Alternative fuel cars show the biggest year-on-year price increase
Auto Trader’s retail price index has revealed that there’s been a strong gain in the market for alternative fuel cars, currently showing the highest year-on-year growth compared with petrol and diesel models.
The retail price index shows tracks the market value of all cars advertised by retailers on Autotrader.co.uk. It shows the changes driven by supply and demand for different makes, models, segments and fuel types.
The data for November 2015 has revealed there are 3,000 more alternative fuel cars in the market compared to 2014, a 62% increase, which brings the market share for alternative fuel cars up to 1.12% from 0.76%.
The average price for alternative fuel vehicles has risen by 6.5% due to increasing demand and marketplace mix. Diesel cars were the only fuel type to decrease in value with buyers paying £124 less on average for a car. This is down to the increased market share and, for the first time, brings average diesel prices below petrol.

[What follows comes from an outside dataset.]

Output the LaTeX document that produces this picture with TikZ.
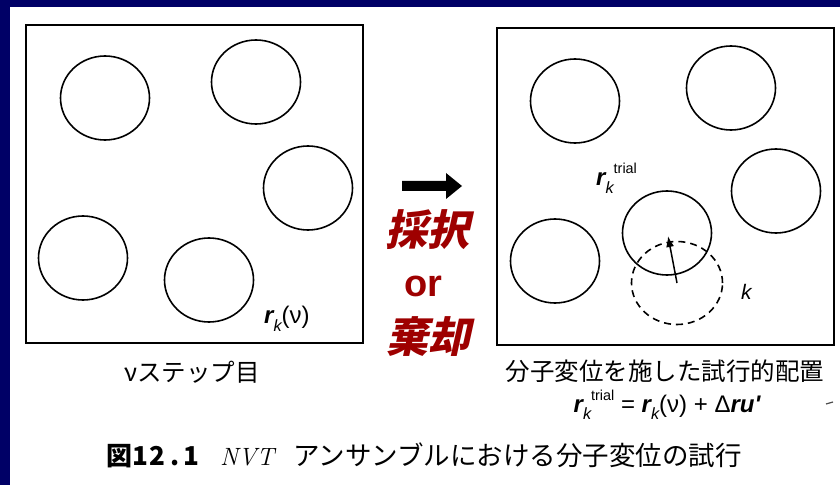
\documentclass[tikz,border=0pt]{standalone}
\usepackage{fontspec}
\usetikzlibrary{shapes.geometric,arrows.meta}
\newfontfamily\jp{Noto Sans CJK JP}
\newfontfamily\jpsl[FakeSlant=0.22]{Noto Sans CJK JP}
\newfontfamily\hel{Liberation Sans}
\definecolor{bgnavy}{RGB}{0,0,102}
\definecolor{redtext}{RGB}{158,0,0}
\newcommand\fs[1]{\fontsize{#1bp}{#1bp}\selectfont}
\newcommand\bvec[1]{{\bfseries\itshape #1}}
\newcommand\subk{\raisebox{-0.3em}{\fontsize{0.68em}{0.68em}\selectfont\itshape k}}
\newcommand\suptrial{\raisebox{0.5em}{\fontsize{0.6em}{0.6em}\selectfont trial}}
\newcommand\dg[1]{\makebox[17bp]{#1}}
\tikzset{
  mol/.style={draw, ellipse, line width=1.6bp, minimum width=89bp, minimum height=84bp, inner sep=0pt},
  oldmol/.style={mol, dash pattern=on 7bp off 5bp},
  frame/.style={draw, line width=1.8bp, inner sep=0pt},
  jcap/.style={font=\jp\fs{24.5}, inner sep=0pt},
  redword/.style={text=redtext, inner sep=0pt},
  lbl/.style={font=\hel\fs{24}, inner sep=0pt},
  bcap/.style={inner sep=0pt, anchor=base west},
}
\begin{document}
\begin{tikzpicture}[x=1bp,y=-1bp]
\useasboundingbox (0,0) rectangle (840,485);
\fill[white] (0,0) rectangle (840,485);
\fill[bgnavy] (0,0) rectangle (840,7);
\fill[bgnavy] (0,0) rectangle (10,485);

% left panel
\node[frame, minimum width=337bp, minimum height=318bp] (boxL) at (194.5,184) {};
\node[mol] (l1) at (105,98) {};
\node[mol] (l2) at (256,82) {};
\node[mol] (l3) at (308,188) {};
\node[mol] (l4) at (83,258) {};
\node[mol] (l5) at (209,280) {};
\node[lbl, anchor=base west] (rkv) at (264,324) {\bvec{r}\subk(ν)};
\node[jcap] (capL) at (192,372) {νステップ目};

% right panel
\node[frame, minimum width=337bp, minimum height=317bp] (boxR) at (665.5,186.5) {};
\node[mol] (r1) at (575,101) {};
\node[mol] (r2) at (731,88) {};
\node[mol] (r3) at (776,191) {};
\node[mol] (r4) at (555,261) {};
\node[mol] (trial) at (667,233) {};
\node[oldmol, minimum width=91bp, minimum height=83bp] (old) at (677,283) {};
\coordinate (tip) at (668,236);
\draw[line width=1.5bp, -{Latex[length=11bp,width=8bp]}] (old.center) -- (tip);
\node[lbl, anchor=base west] (rkt) at (596,186) {\bvec{r}\subk\suptrial};
\node[font=\hel\itshape\fs{21}, inner sep=0pt, anchor=base west] (klbl) at (741,300) {k};
\node[jcap] (capR) at (665,371) {分子変位を施した試行的配置};
\node[font=\hel\fs{24}, inner sep=0pt, anchor=base] (eq) at (667,412) {\bvec{r}\subk\suptrial{} = \bvec{r}\subk(ν) + Δ\bvec{r}\bvec{u}\bvec{'}};

% middle: arrow and decision
\fill (402,181) -- (446,181) -- (446,173) -- (462,186) -- (446,199) -- (446,191) -- (402,191) -- cycle;
\node[redword, font=\jpsl\bfseries\fs{42}] (adopt) at (427,230) {採択};
\node[redword, font=\hel\bfseries\fs{38}] (orw) at (423,286) {or};
\node[redword, font=\jpsl\bfseries\fs{42}] (reject) at (428,337) {棄却};

% figure caption
\node[bcap, font=\jp\bfseries\fs{26}] (fig) at (106,465) {図\dg{1}\dg{2}\dg{.}\dg{1}};
\node[bcap, font=\itshape\fs{25}] (nvt) at (220,465) {NVT};
\node[bcap, font=\jp\fs{26.5}] (capB) at (293,465) {アンサンブルにおける分子変位の試行};

% scan mark
\draw[line width=1.2bp, black!70] (826,404) -- (833,402);
\end{tikzpicture}
\end{document}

Karolina Edwards-Smajda, Auto Trader Retailer and Consumer Products Director, said: “One of the most interesting observations for the year-on-year November period has been the rise in market share of alternative fuel vehicles, giving the industry more insight into the UK’s growing appetite for electric and hybrid vehicles.

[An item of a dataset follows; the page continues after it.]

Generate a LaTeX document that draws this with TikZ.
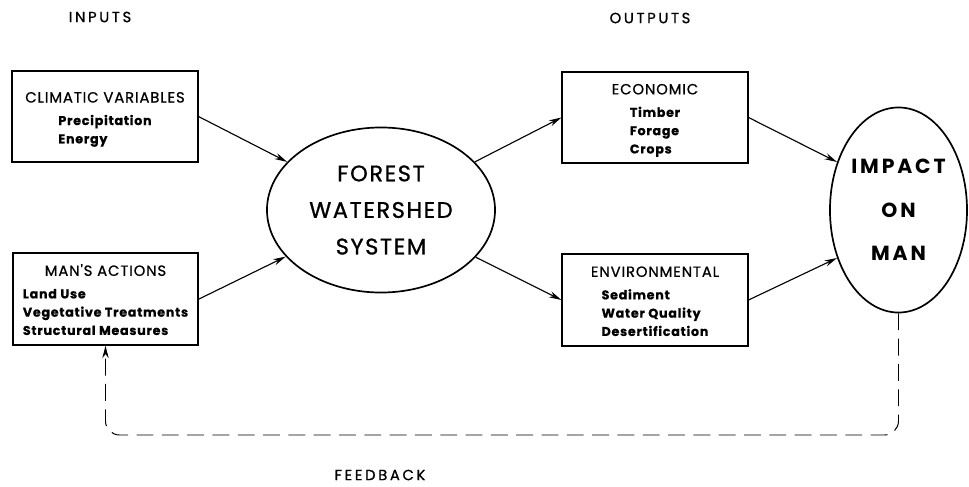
\documentclass[tikz,border=0pt]{standalone}
\usepackage{fontspec}
\setmainfont{Poppins}
\newfontfamily\titlefont[LetterSpace=6,FakeBold=0.8]{Poppins}
\newfontfamily\labelfont[LetterSpace=18,FakeBold=0.8]{Poppins}
\newfontfamily\blobfont[LetterSpace=7,FakeBold=1]{Poppins}
\newfontfamily\impactfont[LetterSpace=14]{Poppins}
\usetikzlibrary{arrows.meta,shapes.geometric}

\newcommand\boxtitle[1]{\rule{0pt}{13pt}#1}
\newcommand\itemlist[1]{{\fontsize{9}{13}\selectfont\bfseries
  \begin{tabular}[t]{@{}l@{}}#1\end{tabular}}}

\begin{document}
\begin{tikzpicture}[
  x=0.025cm,y=-0.025cm,
  box/.style={draw,line width=1.3pt,minimum width=4.63cm,minimum height=2.28cm,
              align=center,inner sep=0pt,font=\titlefont\fontsize{10.5}{16}\selectfont},
  blob/.style={draw,ellipse,line width=1.2pt,inner sep=0pt,align=center},
  flow/.style={-{Stealth[length=9pt,width=4.5pt]},line width=0.8pt},
  heading/.style={font=\labelfont\fontsize{10.5}{12}\selectfont},
]
  \useasboundingbox (0,0) rectangle (969,487);

  \node[heading] (inputs)   at (100,17)  {INPUTS};
  \node[heading] (outputs)  at (650,18)  {OUTPUTS};
  \node[heading] (feedback) at (380,475) {FEEDBACK};

  \node[box] (climate) at (105,116.5) {\boxtitle{CLIMATIC VARIABLES}\\\itemlist{Precipitation\\Energy}};
  \node[box] (actions) at (105.5,299) {\boxtitle{MAN'S ACTIONS}\\\itemlist{Land Use\\Vegetative Treatments\\Structural Measures}};
  \node[box] (econ)    at (655,117.5) {\boxtitle{ECONOMIC}\\\itemlist{Timber\\Forage\\Crops}};
  \node[box] (environ) at (655,300)   {\boxtitle{ENVIRONMENTAL}\\\itemlist{Sediment\\Water Quality\\Desertification}};

  \node[blob,minimum width=5.7cm,minimum height=4.125cm,
        font=\blobfont\fontsize{16}{26}\selectfont] (forest) at (381,210)
    {FOREST\\WATERSHED\\SYSTEM};
  \node[blob,minimum width=3.425cm,minimum height=5.125cm,
        font=\impactfont\bfseries\fontsize{14.5}{31}\selectfont] (impact) at (898.5,210)
    {IMPACT\\ON\\MAN};

  \draw[flow] (climate.east) -- (forest);
  \draw[flow] (actions.east) -- (forest);
  \draw[flow] (forest) -- (econ.west);
  \draw[flow] (forest) -- (environ.west);
  \draw[flow] (econ.east) -- (impact.142);
  \draw[flow] (environ.east) -- (impact.218);

  % feedback loop
  \coordinate (loop) at (500,435);
  \draw[flow,line width=0.7pt,dash pattern=on 12pt off 6pt,rounded corners=10pt]
    (impact.south) |- (loop) -| (actions.south);
\end{tikzpicture}
\end{document}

There’s been a big drive from most of the manufacturers to launch desirable alternative fuel cars which is set to grow further, only recently Ford announced its plans for large-scale investment into this area.”
This latest data also reveals two distinct trends within the alternative fuel vehicle segment. Hybrid cars are depreciating the least initially compared to other fuel types, but trends are showing signs of depreciation eventually levelling out at rates similar to petrol and diesel models.
Edwards-Smajda, added: “Despite the positive outlook for hybrid car depreciation, we are seeing very different trends with electric vehicles, as the latest data shows electric cars depreciating at much higher rates – especially within the first two years – losing value much quicker than hybrid, petrol and diesel cars.”